Tampa Stands with Ferguson #ShutItDown

Approximately 200 to 250 protesters marched through the streets of downtown Tampa on Friday night chanting “Whose Streets? Our Streets” and “Hands Up, Don’t Shoot” among many other slogans to spread the message of ending police brutality.

“Tampa Stands with Ferguson #ShutitDown” began at Lykes Gaslight Park at 6 p.m. Demonstrators then walked through downtown Tampa to Kennedy Boulevard, Ashley Drive and Curtis Hixon Park, where they interrupted the Tampa’s Annual Tree Lighting Ceremony located across from the University of Tampa.

Gabby Bayer, a freshman and advertising and public relations major, was walking back from Frank and Carol Morsani Hall when she saw the protesters.

“My friend Hannah wanted to do it [protest] and I’ve been seeing a lot of the riots on TV and I thought, ‘You know, just join it now’ cause it seemed important. It’s an important matter,” Bayer said.

The peaceful protest was patrolled by the Tampa Police Department’s bike team, mounted policemen and police vehicles.

“This protest started as a coalition. There were all sorts of different groups. …There was Tampa Food Not Bombs, Dream Defenders, Snick. We all just got together and we decided this injustice shouldn’t go unnoticed in the city of Tampa,” said Sol Marquez, a member of Raices en Tampa and Freedom Road Socialist Organization.

The Tampa Police Department knew of the protest in advance. They allocated some of their manpower but stated “we didn’t do a special deployment,” according to the TPD Media Relations Department.

“We didn’t know to what extent it would be,” Tampa Police Sgt. Mark Delage said. “The only thing we try to do during protests is keep everybody safe from getting run over by cars, give them an opportunity to protest where they want to, let them march if they want to.”

The Tree Lighting Ceremony was postponed as protesters gathered in front of the performance stage where they chanted “Shut It Down.” As protesters walked to Ashley Drive, police officers stood next to them, and one officer joined in as he yelled in support to end police brutality.

Cindy Warren, a concession stand owner who was working at the Tree Lighting Ceremony, saw the protesters walking to the stage, where the performers were in Curtis Hixon Park. She expressed her disappointment about the delayed ceremony.

“It’s a family Christmas event, a spiritual event of lighting the Christmas tree. I think there’s a time and a place to protest,” Warren said. “I don’t think this was it with all the kids here not understanding what all was happening.

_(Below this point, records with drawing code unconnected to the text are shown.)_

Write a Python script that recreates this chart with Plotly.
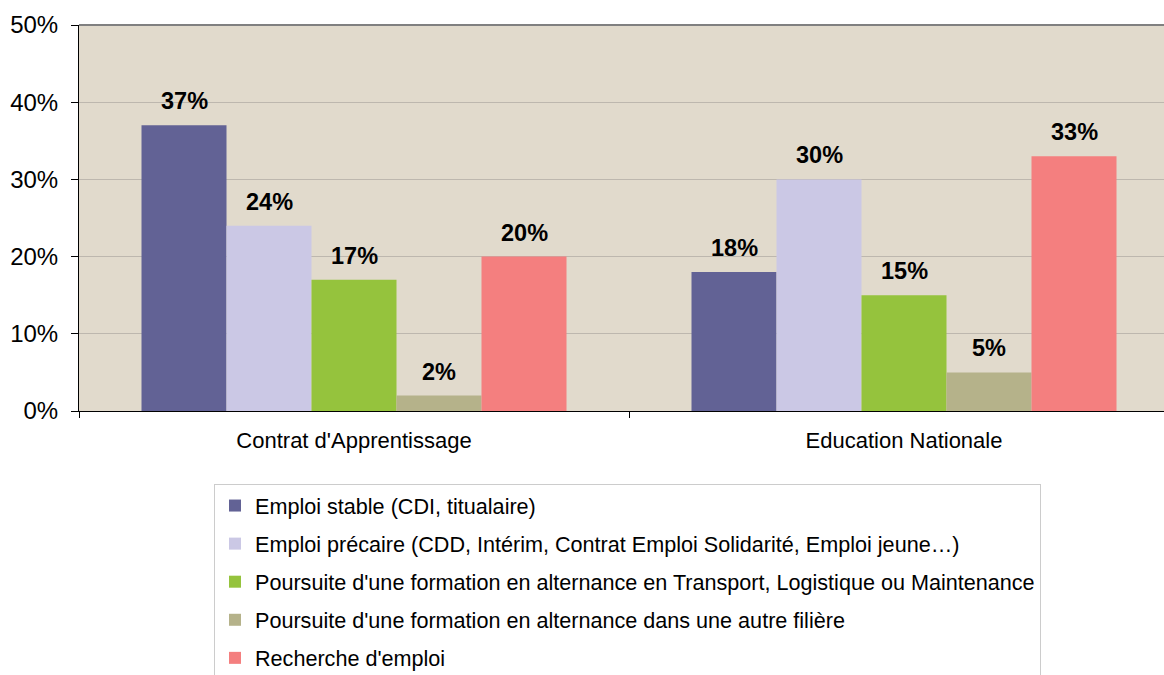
import plotly.graph_objects as go

categories = ["Contrat d'Apprentissage", "Education Nationale"]
series_names = [
    "Emploi stable (CDI, titualaire)",
    "Emploi précaire (CDD, Intérim, Contrat Emploi Solidarité, Emploi jeune…)",
    "Poursuite d'une formation en alternance en Transport, Logistique ou Maintenance",
    "Poursuite d'une formation en alternance dans une autre filière",
    "Recherche d'emploi",
]
emploi_stable = [0.37, 0.18]
emploi_precaire = [0.24, 0.30]
poursuite_tlm = [0.17, 0.15]
poursuite_autre = [0.02, 0.05]
recherche = [0.20, 0.33]
series_values = [emploi_stable, emploi_precaire, poursuite_tlm, poursuite_autre, recherche]
colors = ["#626295", "#CBC8E5", "#95C33D", "#B5B28A", "#F47F7F"]
y_ticks = [0, 0.1, 0.2, 0.3, 0.4, 0.5]

W, H = 1164, 675
ML, MT, MB = 79, 25, 264
cat_px = 550.0
plot_w = W - ML
plot_h = H - MT - MB
FONT = "Liberation Sans, Arial, sans-serif"

fig = go.Figure()
for i, (name, vals, col) in enumerate(zip(series_names, series_values, colors)):
    fig.add_trace(go.Bar(
        x=categories, y=vals, name=name, marker=dict(color=col, line=dict(width=0)),
        legendgroup=f"g{i}", hoverinfo="skip",
    ))

n = len(series_names)
bargap = 125 / 550
bar_w = cat_px * (1 - bargap) / n
annotations = []
for i, vals in enumerate(series_values):
    for c, v in zip(categories, vals):
        annotations.append(dict(
            x=c, y=v, xref="x", yref="y", text=f"<b>{round(v*100)}%</b>",
            showarrow=False, xshift=(i - (n - 1) / 2) * bar_w, yshift=24,
            yanchor="middle", font=dict(size=23.5, color="black", family=FONT),
        ))

fig.update_layout(
    width=W, height=H,
    margin=dict(l=ML, r=0, t=MT, b=MB, pad=0, autoexpand=False),
    paper_bgcolor="white",
    plot_bgcolor="#E1DACC",
    barmode="group", bargap=bargap, bargroupgap=0,
    font=dict(family=FONT, color="black"),
    annotations=annotations,
    showlegend=True,
    legend=dict(
        x=(214 - ML) / plot_w, xanchor="left",
        y=(411 - 484) / plot_h, yanchor="top",
        bgcolor="white", bordercolor="#CCCCCC", borderwidth=1,
        font=dict(size=21.6, color="black", family=FONT),
        tracegroupgap=7, traceorder="grouped",
    ),
    shapes=[dict(type="line", xref="paper", yref="paper", x0=0, x1=1, y0=1, y1=1,
                 line=dict(color="#808080", width=2))],
)

fig.update_xaxes(
    type="category", range=[-0.5, -0.5 + plot_w / cat_px],
    showline=True, linecolor="black", linewidth=1,
    ticks="outside", tickson="boundaries", ticklen=6, tickcolor="black",
    tickfont=dict(size=22, color="black"), ticklabelstandoff=10,
    showgrid=False, zeroline=False, fixedrange=True, automargin=False,
)
fig.update_yaxes(
    range=[0, 0.5], tickvals=y_ticks, tickformat=".0%",
    showline=True, linecolor="black", linewidth=1,
    ticks="outside", ticklen=7, tickcolor="black",
    tickfont=dict(size=24, color="black"), ticklabelstandoff=8,
    showgrid=True, gridcolor="#BDB7AE", gridwidth=1, zeroline=False, automargin=False,
)

fig.write_html("out.html", config={"displayModeBar": False, "staticPlot": True},
               post_script="document.body.style.margin='0';document.body.style.overflow='hidden';")
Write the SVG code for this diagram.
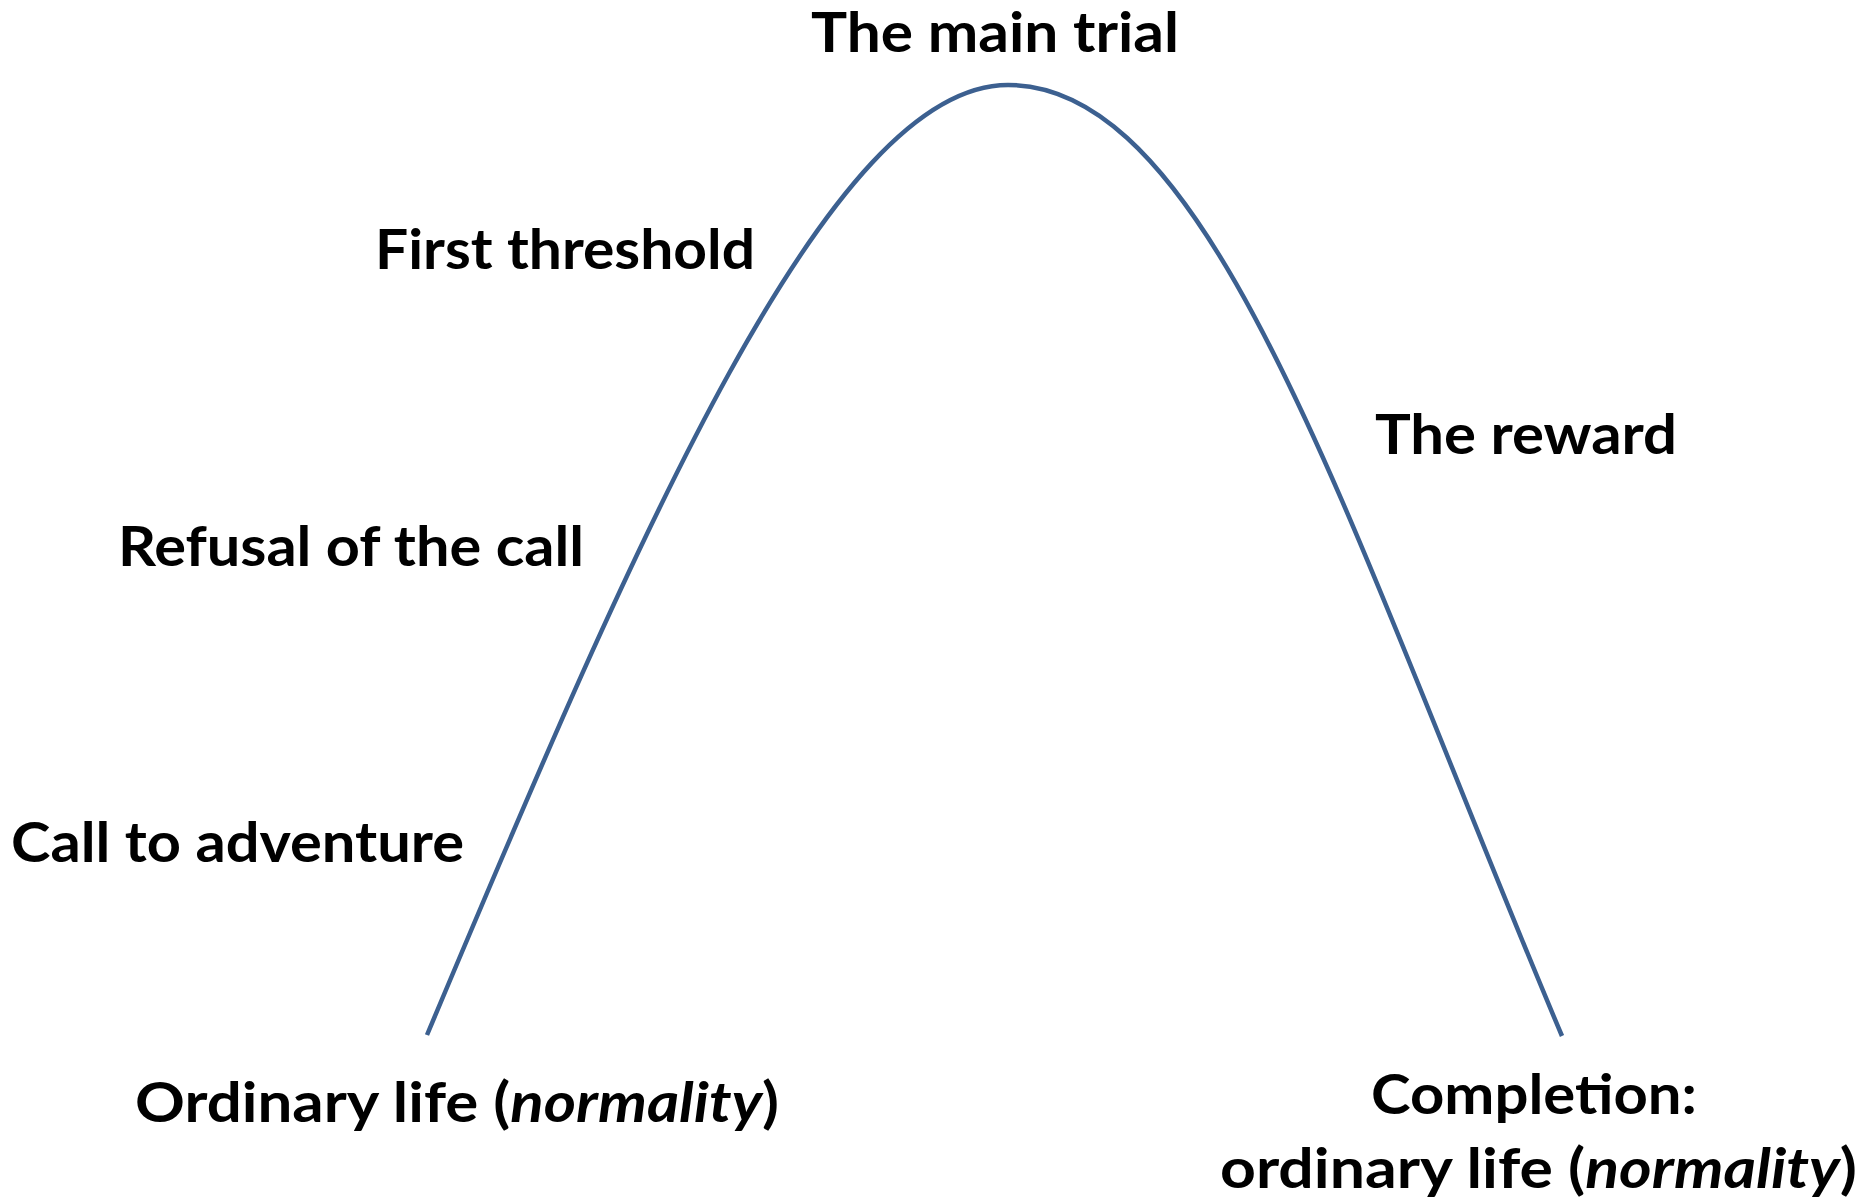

The kids were getting scared. I know a lot of the elderly folks had left because they were afraid that something was going to happen.”

While some protesters joined due to recent events such as the ongoing unrest in Ferguson, Missouri, others took part because they had a personal connection. Local protester Anthony Gannaio said he lost a friend to police brutality.

“My friend Jared Speakman was killed by a St. Pete police officer … for trespassing and there was no conviction. He was a white kid by the way,” Gannaio said. “Lets just talk about the systematic racism in America against every race that’s not white. Let’s talk about uncountable cop violences towards people of color, of people of gender, women and mentally handicapped people. It’s just an injustice that needs to stop and this is where it happens.”

Protesters, like local Pamela Bentford, have stated that this is not a one time thing; they will continue to move forward until they see progress.

“I think it takes people to get out of their comfort zone and to stop being selfish. … People have to realize there is a problem and it can’t be a fad,” Bentford said. “It can’t be something that we all just do one time and then it’s over we don’t do it again. It has to happen over and over until someone gets it because one time isn’t going to solve anything.”

Social media played a significant role in planning the Tampa protest. The event was advertised on Facebook, where organizers urged those interested to “stand in solidarity with the people and heroes of Ferguson and the other solidarity protests happening nationwide,” according to the Tampa Stands with Ferguson #ShutItDown Facebook page.

The organizations announced they plan to continue rallying and protesting in other areas of Florida to bring awareness to police brutality worldwide and locally.